John's books

A short review of the best books I have been reading - mostly business books, popular science and historical fiction. There are more of my reviews on Amazon, as I only include my favourites here.

Saturday 30 October 2010

Cider with Roadies (Maconie)

Maconie charts his early life from claims of an early encounter with the Beatles to 70s pop, into prog and discovery of the Northern soul scene before punk blasted everything away ... briefly. He paints the colours of the passing decades in flower power purple, beige polyester, baggy trousers, ripped jeans before returning to beige polyester with the Happy Mondays in Madchester 1989.

Love or hate his choice in music, his passion for all music carries you along. The early highlights are avoiding the flying beerpots in a biker club with a band that only knows a handful of songs, massed battles on the dancefloor while discovering Northern Soul and being a punk in South Lancashire 1977. He goes on to drop out of university, take jobs he hates and eventually land the coveted title of music journalist with NME.
He intertwines his own history with tales of minor rock excess, following 80s bands around the world, a slightly more grown up version of 70s rock journalism. Some of the stories are laugh-out-loud funny - best not read on the early morning commuter train. With a cast of characters from his youth, wraggle-taggle teenage bands to the rock celebrities, this is a story charts the course of a generation of forty somethings

Sunday 24 October 2010

A Partisan's Daughter (de Bernieres)


Novella from de Bernieres written in the form of a conversation. Chris is bored, middle aged, middle England, suffering loss of meaning in a tired marriage that has past its sell-buy date. Roza is from Yugoslavia and full of all the passion that Chris is missing from his life. They meet when Chris attempts to pick up a prostitute, and mistakenly chooses Roza. He is embarrased into offering her a lift home.
Thus begins their relatonship, with Chris finding excuses to visit, to listen to Roza's stories of her life in Yugoslavia with her Partisan father and her exploits since moving to London. The stories evolve in alternating monologue, with each telling their side of the story.
The story is a slow burner, with an evolving relationship between the characters and an underlying sexually charged connecton, that is clearly building to a crescendo. The manner of the apogee is unexpected from the earlier story, but suitably poignant. The only let-down is the concluson of the book following this point, which feels disappointingly rapid and concluded in haste.

Wednesday 11 August 2010

Riding the Waves of Culture (Trompenaars)



This is a classic in exploring organisational culture, using data gathered from global workshops and interviews.
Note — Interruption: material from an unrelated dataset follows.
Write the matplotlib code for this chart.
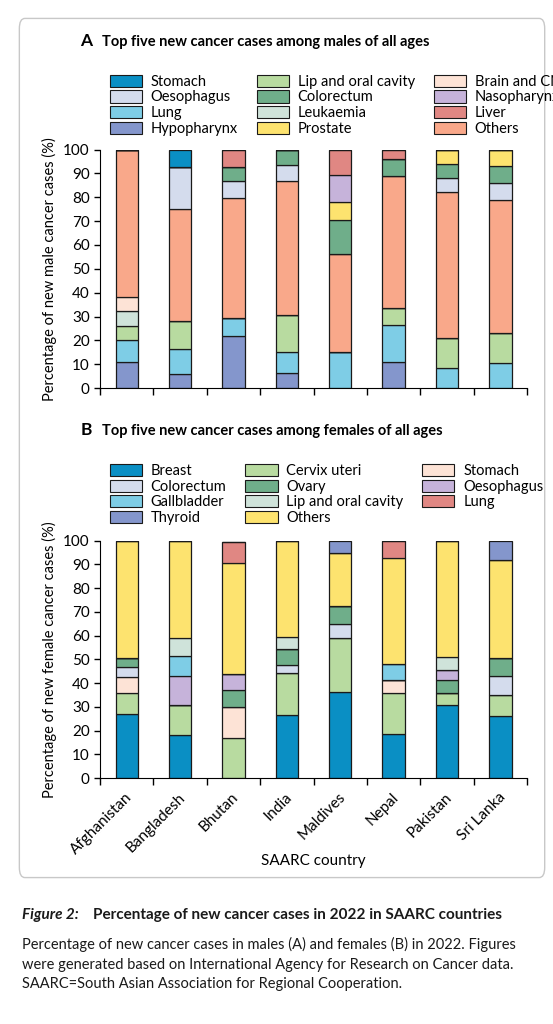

Although the focus is on understanding the differences between national cultures, this provides significant context in exploring cultures within an organisation where the differences may be across departments rather than nations.

Over many years, the authors have developed a database of cultural responses to their interview questions, and identified a number of axes of cultural difference describing relationships with people, time and the environment. These dimensions measure attitudes to rules vs relationships, group vs individual focus, expression of emotions, range of involvement, how status is noted, time-focus and the relationship with the environment. Each of these axes is explored in detail in the book, with data and anecdotes to illuminate the discussion.
This is a rare book from the scientific management genre, that successfully combines academic rigour with sufficient anecdotes to make the book educational and readable. The book does not contain a panacea for cultural challenges, but includes sufficient tools to enable an astute manager to identify and handle problems arising from cultural differences. In both a global and local context, this is a valuable tool for managing across intra- and extra-organisational cultures.

Tuesday 27 July 2010

Salmon Fishing in the Yemen (Paul Torday)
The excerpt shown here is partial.